I am still failing tests for

• "negative_match: invalid structures,";
• "simple_grouped: simple grouped positive and negative test, length=22";
• "large1 simple large positive test, 100K ('s followed by 100K )'s + )("; and
• "large2 simple large negative test, 10K+1 ('s followed by 10K )'s + )( + ()".

Can anyone see what my error is? The code I wrote works for all strings I tested...

Here is a description of the task:

A string S consisting of N characters is considered to be properly nested if any of the following conditions is true:

• S is empty;
• S has the form "(U)" or "[U]" or "{U}" where U is a properly nested string;
• S has the form "VW" where V and W are properly nested strings.

For example, the string "{[()()]}" is properly nested but "([)()]" is not.

Write a function:

def solution(S)

that, given a string S consisting of N characters, returns 1 if S is properly nested and 0 otherwise.
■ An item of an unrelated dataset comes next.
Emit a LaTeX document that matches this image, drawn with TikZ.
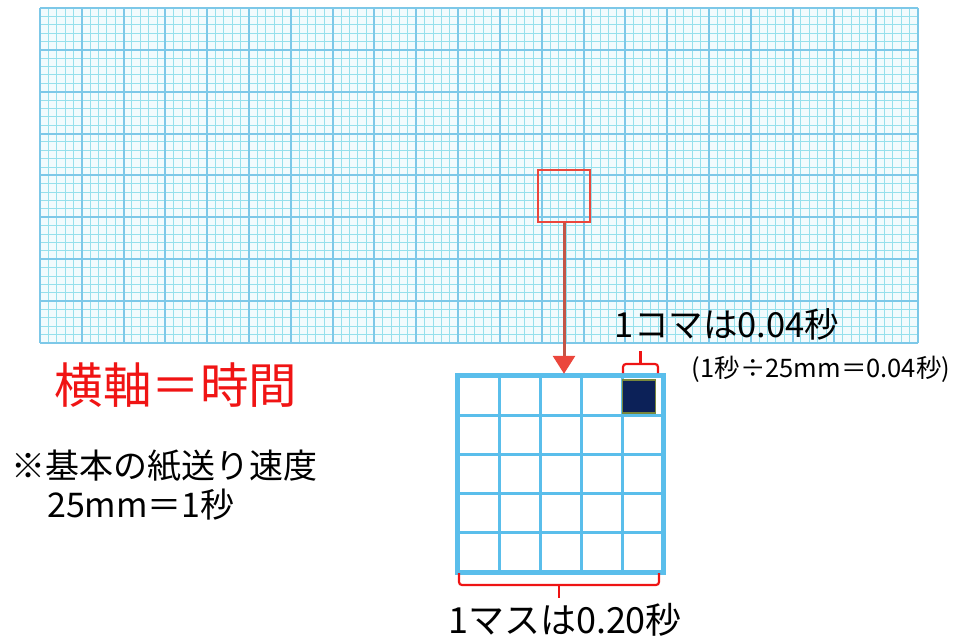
\documentclass[tikz,border=0pt]{standalone}
\usepackage{fontspec}
\setmainfont{Noto Sans CJK JP}
\usetikzlibrary{arrows.meta}
\definecolor{gridthin}{RGB}{150,224,236}
\definecolor{gridthick}{RGB}{125,200,232}
\definecolor{gridbg}{RGB}{242,251,253}
\definecolor{magline}{RGB}{90,190,235}
\definecolor{navy}{RGB}{12,33,88}
\definecolor{olive}{RGB}{120,135,60}
\definecolor{boxred}{RGB}{235,70,60}
\definecolor{shaftred}{RGB}{195,85,70}
\definecolor{brred}{RGB}{238,20,20}
\definecolor{txtred}{RGB}{240,20,20}
\tikzset{
  thingrid/.style={draw=gridthin, line width=1pt},
  thickgrid/.style={draw=gridthick, line width=2pt},
  bracket/.style={draw=brred, line width=2.2pt, rounded corners=3pt},
  label/.style={inner sep=0pt, anchor=center, text=black}
}
\begin{document}
\begin{tikzpicture}[x=1pt,y=-1pt]
\useasboundingbox (0,0) rectangle (957,644);
% paper grid
\fill[gridbg] (40,8) rectangle (918,343);
\foreach \i in {0,...,105} {
  \draw[thingrid] ({40+\i*8.3619},8) -- ++(0,335);
}
\foreach \j in {0,...,40} {
  \draw[thingrid] (40,{8+\j*8.375}) -- ++(878,0);
}
\foreach \i in {0,...,21} {
  \draw[thickgrid] ({40+\i*41.8095},8) -- ++(0,335);
}
\foreach \j in {0,...,8} {
  \draw[thickgrid] (40,{8+\j*41.875}) -- ++(878,0);
}
% red zoom box
\node[draw=boxred, line width=1.8pt, minimum width=52pt, minimum height=52pt, inner sep=0pt] (zoombox) at (564,196) {};
% magnified box
\node[fill=white, minimum width=205pt, minimum height=196pt, inner sep=0pt] (mag) at (560.5,474) {};
\foreach \k in {1,...,4} {
  \draw[draw=magline, line width=3pt] ({458+\k*41},376) -- ({458+\k*41},572);
  \draw[draw=magline, line width=3pt] (458,{376+\k*39.2}) -- (663,{376+\k*39.2});
}
\node[fill=navy, draw=olive, line width=1.2pt, minimum width=33pt, minimum height=33pt, inner sep=0pt] (cell) at (639,396.5) {};
\draw[draw=magline, line width=5pt] (mag.south west) rectangle (mag.north east);
% arrow
\draw[draw=shaftred, line width=3pt, -{Triangle[width=22pt,length=18pt,color=boxred]}, shorten >=2pt] (zoombox.south) -- (mag.north -| zoombox.south);
% brackets
\coordinate (tb1) at (623,373);
\coordinate (tb2) at (658,373);
\coordinate (tbt) at (640.5,351);
\draw[bracket] (tb1) |- (tbt |- 0,364) -| (tb2);
\draw[bracket] (tbt |- 0,364) -- (tbt);
\coordinate (bb1) at (459,573);
\coordinate (bb2) at (659,573);
\coordinate (bbt) at (559,598);
\draw[bracket] (bb1) |- (bbt |- 0,585) -| (bb2);
\draw[bracket] (bbt |- 0,585) -- (bbt);
% texts
\node[label, font=\fontsize{34.5}{36}\selectfont] (koma) at (727,324) {1コマは0.04秒};
\node[label, font=\fontsize{25.5}{27}\selectfont] (calc) at (821,369) {(1秒÷25mm＝0.04秒)};
\node[label, text=txtred, font=\fontsize{48.5}{50}\selectfont] (axis) at (176,385) {横軸＝時間};
\node[label, anchor=west, font=\fontsize{34}{36}\selectfont] (note1) at (11,466) {※基本の紙送り速度};
\node[label, anchor=west, font=\fontsize{34}{36}\selectfont] (note2) at (47,505) {25mm＝1秒};
\node[label, font=\fontsize{36}{38}\selectfont] (masu) at (565,620) {1マスは0.20秒};
\end{tikzpicture}
\end{document}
For example, given S = "{[()()]}", the function should return 1 and given S = "([)()]", the function should return 0, as explained above.

Assume that:

• N is an integer within the range [0..200,000];
• string S consists only of the following characters: "(", "{", "[", "]", "}" and/or ")".

Complexity: expected worst-case time complexity is O(N); expected worst-case space complexity is O(N) (not counting the storage required for input arguments).

Here is my solution:

def solution(S):
# write your code in Python 2.7
if S == "":
    return 1
length = len(S)
start = 0
end = length-1

if length%2 != 0:
    return 0

for i in range(0, length):
    if (S[start] == '(') and (S[end] != ')'):
        return 0
    if (S[start] == '[') and (S[end] != ']'):
        return 0
    if (S[start] == '{') and (S[end] != '}'):
        return 0
    start = start +1
    end = end -1

return 1    

pass

You are seeking from left to right and right to left - this will fail on ([]{}) - even if its valid, cause you would compare [ with }. (start = 1 and end = 4)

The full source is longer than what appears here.